Understanding Sales Tax
Sales tax is defined as the percentage charged on top of the price of items or services which is paid directly to the government. This tax is collected by the seller at the point of sale and remitted to the governing body. Sales tax rates vary depending on your location, as different states, cities, or counties may have their unique rates.
Understanding Down Payment
A down payment refers to an initial up-front partial payment for an item or service. This amount reduces the remaining balance owed, which traditionally becomes payable through loans or other financing options. Down payments are typically required when purchasing high-value items such as cars and houses and can vary depending on individual circumstances, credit scores, and industry regulations.
Calculating Sales Tax: Before or After Down Payment?
It’s essential to know that in most cases, sales tax is calculated based on the sales price before applying any form of discount or down payment. Therefore, sales tax should be computed on the overall purchase price of an item before factoring in any deductions resulting from a down payment.
For example, let’s assume you’re buying a car with a listed price of $30,000 and a sales tax rate of 10%. The sales tax would be calculated as follows:
$30,000 (purchase price) x 0.10 (tax rate) = $3,000 (sales tax)
Now let’s say you’re making a down payment of $6,000 towards this car. The down payment does not affect the sales tax calculation, which still remains at $3,000. The total cost of the car after factoring in the down payment would be as follows:
$30,000 (purchase price) + $3,000 (sales tax) = $33,000 (subtotal)
$33,000 (subtotal) – $6,000 (down payment) = $27,000 (remaining balance)

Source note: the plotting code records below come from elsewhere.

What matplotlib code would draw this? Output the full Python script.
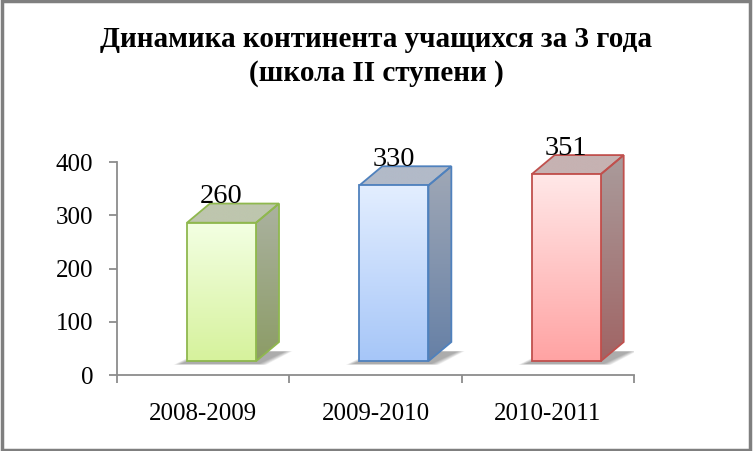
import numpy as np
import matplotlib.pyplot as plt
from matplotlib.patches import Polygon, Rectangle
from matplotlib.colors import LinearSegmentedColormap

years = ['2008-2009', '2009-2010', '2010-2011']
students = [260, 330, 351]

front_top = ['#f3ffe3', '#e3eeff', '#ffe8e8']
front_bottom = ['#d6f29c', '#a6c6f8', '#ffa3a3']
side_top = ['#abb2a0', '#a0a8b6', '#aa9c9c']
side_bottom = ['#8c9c66', '#6680a6', '#a06464']
top_face = ['#bec6ae', '#b2bac8', '#c6b2b2']
edges = ['#8fb84e', '#4f81bd', '#c0504d']

plt.rcParams['font.family'] = ['Liberation Serif', 'DejaVu Serif']

fig = plt.figure(figsize=(7.53, 4.51), dpi=100)
ax = fig.add_axes([0.1554, 0.1685, 0.6866, 0.5195])


def grad_poly(verts, c_top, c_bot, edge, z):
    poly = Polygon(verts, closed=True, facecolor='none', edgecolor=edge,
                   lw=1.3, zorder=z + 0.1, joinstyle='miter')
    ax.add_patch(poly)
    xs = [v[0] for v in verts]
    ys = [v[1] for v in verts]
    cmap = LinearSegmentedColormap.from_list('g', [c_bot, c_top])
    grad = np.linspace(0, 1, 256).reshape(-1, 1)
    im = ax.imshow(grad, cmap=cmap, extent=[min(xs), max(xs), min(ys), max(ys)],
                   origin='lower', aspect='auto', zorder=z, interpolation='bilinear')
    im.set_clip_path(poly)


# 3d look: floor offset, depth offsets
base = 26
dx, dy = 0.133, 36
left_off, right_off = -0.094, 0.307

for i, v in enumerate(students):
    x0, x1 = i + left_off, i + right_off
    top = base + v
    # soft shadow on the floor
    for k in range(8):
        g = 0.006 * (8 - k)
        shadow = [(x0 - g - 0.03, base - 5 - g * 40), (x1 + g + 0.01, base - 5 - g * 40),
                  (x1 + dx + g + 0.03, base + 18 + g * 20), (x0 + dx - g, base + 18 + g * 20)]
        ax.add_patch(Polygon(shadow, closed=True, facecolor='#303030', edgecolor='none',
                             alpha=0.06, zorder=1))
    # side face
    grad_poly([(x1, base), (x1 + dx, base + dy), (x1 + dx, top + dy), (x1, top)],
              side_top[i], side_bottom[i], edges[i], 2)
    # top face
    grad_poly([(x0, top), (x1, top), (x1 + dx, top + dy), (x0 + dx, top + dy)],
              top_face[i], top_face[i], edges[i], 2)
    # front face
    grad_poly([(x0, base), (x1, base), (x1, top), (x0, top)],
              front_top[i], front_bottom[i], edges[i], 3)
    ax.annotate(str(v), ((x0 + x1) / 2, top + dy), xytext=(0, 5), textcoords='offset points',
                ha='center', va='center', fontsize=20.5, zorder=5)

ax.set_xlim(-0.5, 2.5)
ax.set_ylim(0, 440)

for s in ['top', 'right']:
    ax.spines[s].set_visible(False)
for s in ['left', 'bottom']:
    ax.spines[s].set_color('#8c8c8c')
    ax.spines[s].set_linewidth(1.3)
ax.spines['left'].set_bounds(0, 400)

ax.set_yticks([0, 100, 200, 300, 400])
ax.set_xticks(range(len(years)))
ax.set_xticklabels(years)
ax.set_xticks([-0.5, 0.5, 1.5, 2.5], minor=True)
ax.tick_params(axis='x', which='major', length=0, pad=20, labelsize=18)
ax.tick_params(axis='x', which='minor', length=6, width=1.3, color='#8c8c8c')
ax.tick_params(axis='y', length=6, width=1.3, color='#8c8c8c', pad=11, labelsize=18)

fig.text(0.5, 0.912, 'Динамика континента учащихся за 3 года', ha='center', va='center',
         fontsize=21, fontweight='bold')
fig.text(0.5, 0.838, '(школа II ступени )', ha='center', va='center',
         fontsize=21, fontweight='bold')

fig.patches.append(Rectangle((0.002, 0.003), 0.994, 0.994, transform=fig.transFigure,
                             fill=False, edgecolor='#7f7f7f', lw=2.5))

fig.savefig('out.png', dpi=100)
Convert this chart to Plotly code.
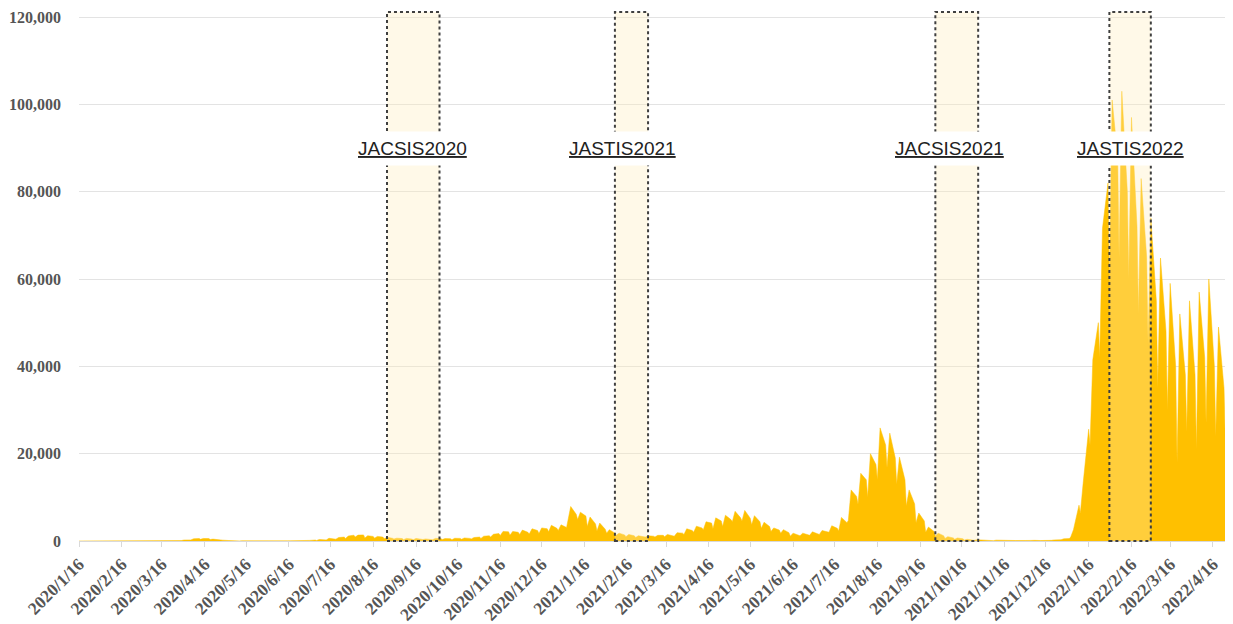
import pandas as pd
import plotly.graph_objects as go

# ---------------- data ----------------
week_start = "2020-01-13"   # first Monday of the weekly samples

# Monday (low), Wednesday (high), Sunday values per week
mon_vals = [0, 0, 1, 0, 1, 5, 12, 15, 25, 15,
            40, 90, 250, 390, 340, 150, 90, 20, 30, 20,
            30, 40, 40, 50, 90, 120, 250, 420, 600, 900,
            700, 650, 520, 430, 300, 280, 350, 300, 350, 300,
            400, 480, 600, 900, 1250, 1300, 1500, 1600, 1700, 2100,
            2400, 4900, 4900, 3300, 2300, 1800, 1300, 1000, 800, 900,
            900, 1000, 1100, 1500, 2000, 2600, 2800, 3300, 4400, 4600,
            3700, 2900, 2200, 1800, 1100, 1200, 1300, 1500, 2000, 2300,
            4700, 8400, 10000, 14000, 16800, 13000, 8000, 4200, 2000, 1100,
            600, 400, 230, 150, 90, 80, 70, 50, 80, 100,
            100, 150, 300, 900, 6400, 22000, 42000, 59000, 65000, 60000,
            52000, 45000, 35000, 30000, 18000, 25000, 21000, 27000, 24000, 22000]
wed_vals = [0, 1, 2, 2, 4, 12, 20, 35, 50, 40,
            90, 230, 510, 580, 430, 200, 100, 50, 30, 40,
            40, 40, 50, 80, 140, 350, 620, 800, 1150, 1350,
            1200, 1050, 850, 650, 600, 590, 480, 600, 550, 630,
            700, 800, 1100, 1550, 2200, 2200, 2500, 2800, 3000, 3600,
            3700, 7900, 6600, 5500, 4100, 2600, 1800, 1500, 1200, 1200,
            1300, 1500, 1900, 2800, 3400, 4400, 5300, 5900, 6800, 7000,
            5800, 4300, 3000, 2600, 1800, 1800, 2100, 2400, 3500, 5400,
            11700, 15500, 20000, 25900, 24700, 19200, 11700, 6400, 3200, 1800,
            1000, 700, 400, 300, 230, 200, 150, 110, 120, 150,
            180, 250, 500, 2600, 13200, 41500, 71600, 101000, 103000, 97000,
            83000, 74000, 64800, 59000, 52000, 55000, 57000, 60000, 49000, 47000]
sun_vals = [0, 0, 1, 0, 8, 10, 15, 40, 30, 40,
            130, 380, 560, 550, 200, 120, 50, 30, 15, 40,
            50, 50, 40, 110, 220, 400, 480, 900, 1330, 1400,
            1050, 900, 620, 560, 450, 480, 450, 550, 520, 600,
            600, 900, 1200, 1700, 2100, 2000, 2000, 2400, 2800, 2900,
            3100, 6100, 5700, 3900, 2700, 1800, 1400, 1200, 1000, 1100,
            1300, 1300, 1800, 2400, 3000, 4100, 4600, 4900, 5300, 5200,
            4400, 3300, 2500, 1900, 1400, 1500, 1700, 2100, 2900, 4200,
            10200, 14000, 17500, 22000, 19000, 14000, 8500, 4600, 2200, 1200,
            700, 500, 270, 250, 160, 150, 120, 120, 130, 110,
            200, 300, 550, 8200, 25600, 50000, 82000, 88000, 80000, 72000,
            65000, 55000, 48000, 40000, 38000, 38000, 42000, 40000, 35000, 33000]

survey_names = ["JACSIS2020", "JASTIS2021", "JACSIS2021", "JASTIS2022"]
survey_start = ["2020-08-26", "2021-02-07", "2021-09-27", "2022-01-31"]
survey_end = ["2020-10-03", "2021-03-03", "2021-10-28", "2022-03-02"]
label_shift = [-1, -9, -7, 0]

tick_labels = ["2020/1/16", "2020/2/16", "2020/3/16", "2020/4/16", "2020/5/16",
               "2020/6/16", "2020/7/16", "2020/8/16", "2020/9/16", "2020/10/16",
               "2020/11/16", "2020/12/16", "2021/1/16", "2021/2/16", "2021/3/16",
               "2021/4/16", "2021/5/16", "2021/6/16", "2021/7/16", "2021/8/16",
               "2021/9/16", "2021/10/16", "2021/11/16", "2021/12/16", "2022/1/16",
               "2022/2/16", "2022/3/16", "2022/4/16"]
y_ticks = [0, 20000, 40000, 60000, 80000, 100000, 120000]

# ---------------- build series ----------------
mondays = pd.date_range(week_start, periods=len(mon_vals), freq="7D")
dates, vals = [], []
for d, m, w, s in zip(mondays, mon_vals, wed_vals, sun_vals):
    dates += [d, d + pd.Timedelta(days=2), d + pd.Timedelta(days=6)]
    vals += [m, w, s]

tick_vals = pd.to_datetime(tick_labels, format="%Y/%m/%d")

fig = go.Figure()
fig.add_trace(go.Scatter(
    x=dates, y=vals, mode="lines", fill="tozeroy",
    line=dict(color="#FFC000", width=0.5), fillcolor="#FFC000",
    hoverinfo="x+y", showlegend=False))

for name, s, e, sh in zip(survey_names, survey_start, survey_end, label_shift):
    fig.add_shape(type="rect", xref="x", yref="paper", x0=s, x1=e, y0=0, y1=1,
                  fillcolor="rgba(255,236,185,0.32)", layer="above",
                  line=dict(color="#3f3f3f", width=2, dash="dot"))
    mid = pd.Timestamp(s) + (pd.Timestamp(e) - pd.Timestamp(s)) / 2
    fig.add_annotation(x=mid, y=90000, xref="x", yref="y",
                       text="<u>" + name + "</u>", showarrow=False,
                       xshift=sh, bgcolor="white", borderpad=6,
                       font=dict(family="Liberation Sans, Arial", size=19, color="#222222"))

x_font = dict(family="Liberation Serif, Times New Roman", size=17.5, color="#555555")
y_font = dict(family="Liberation Serif, Times New Roman", size=16, color="#555555")
fig.update_xaxes(
    type="date", range=["2020-01-16", "2022-04-30 12:00"],
    tickvals=tick_vals, ticktext=["<b>" + t + "</b>" for t in tick_labels],
    tickangle=-45, tickfont=x_font, automargin=False,
    showgrid=False, showline=True, linecolor="#d9d9d9", linewidth=1,
    ticks="outside", ticklen=5, tickcolor="#d9d9d9", zeroline=False)
fig.update_yaxes(
    range=[0, 121145], tickvals=y_ticks,
    ticktext=["<b>" + f"{v:,}" + "</b>" for v in y_ticks],
    tickfont=y_font, showgrid=True, gridcolor="#e3e3e3", gridwidth=1,
    automargin=False, ticklabeloverflow="allow",
    zeroline=False, showline=False, ticks="", ticklabelstandoff=17)

# page body has an 8px margin, so the figure is sized/offset to compensate
fig.update_layout(
    width=1225, height=616,
    margin=dict(l=71, r=0, t=4, b=83),
    plot_bgcolor="white", paper_bgcolor="white",
    showlegend=False)

fig.write_html("out.html")
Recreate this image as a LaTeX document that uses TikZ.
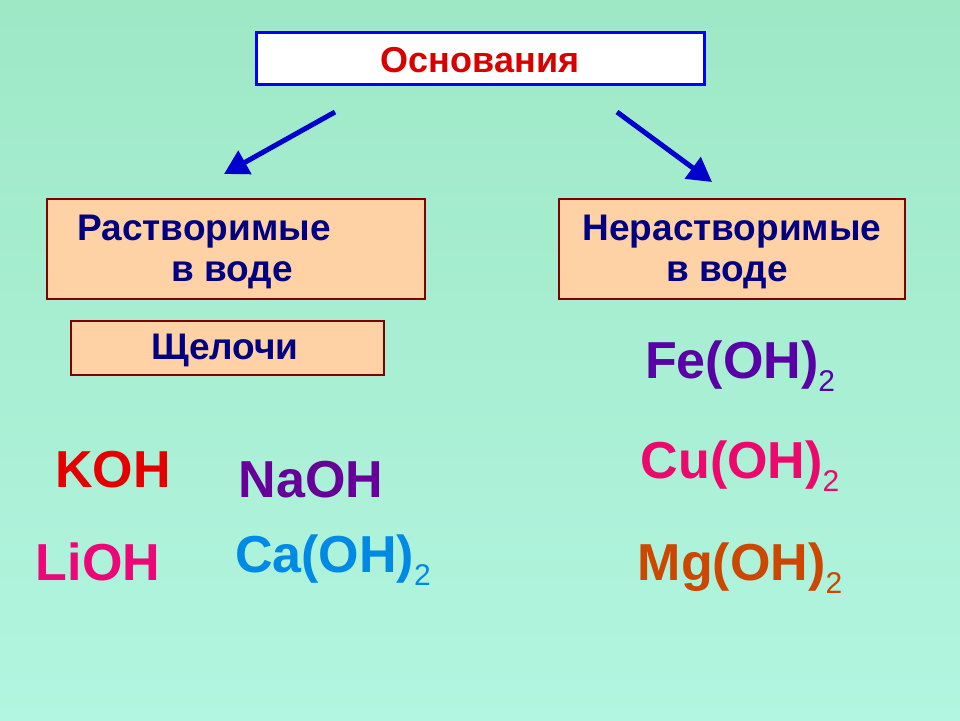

As seen in the example above, the sales tax has been calculated before considering the down payment. The remaining balance for finance or further payment represents the overall purchase price and sales tax minus the down payment.
Conclusion
Understanding how sales tax and down payments affect your purchase is essential for proper financial planning. Sales tax is calculated on the selling price before accounting for any deductions from a down payment. Bear this fact in mind when managing your buying expectations and calculating your possible expenses.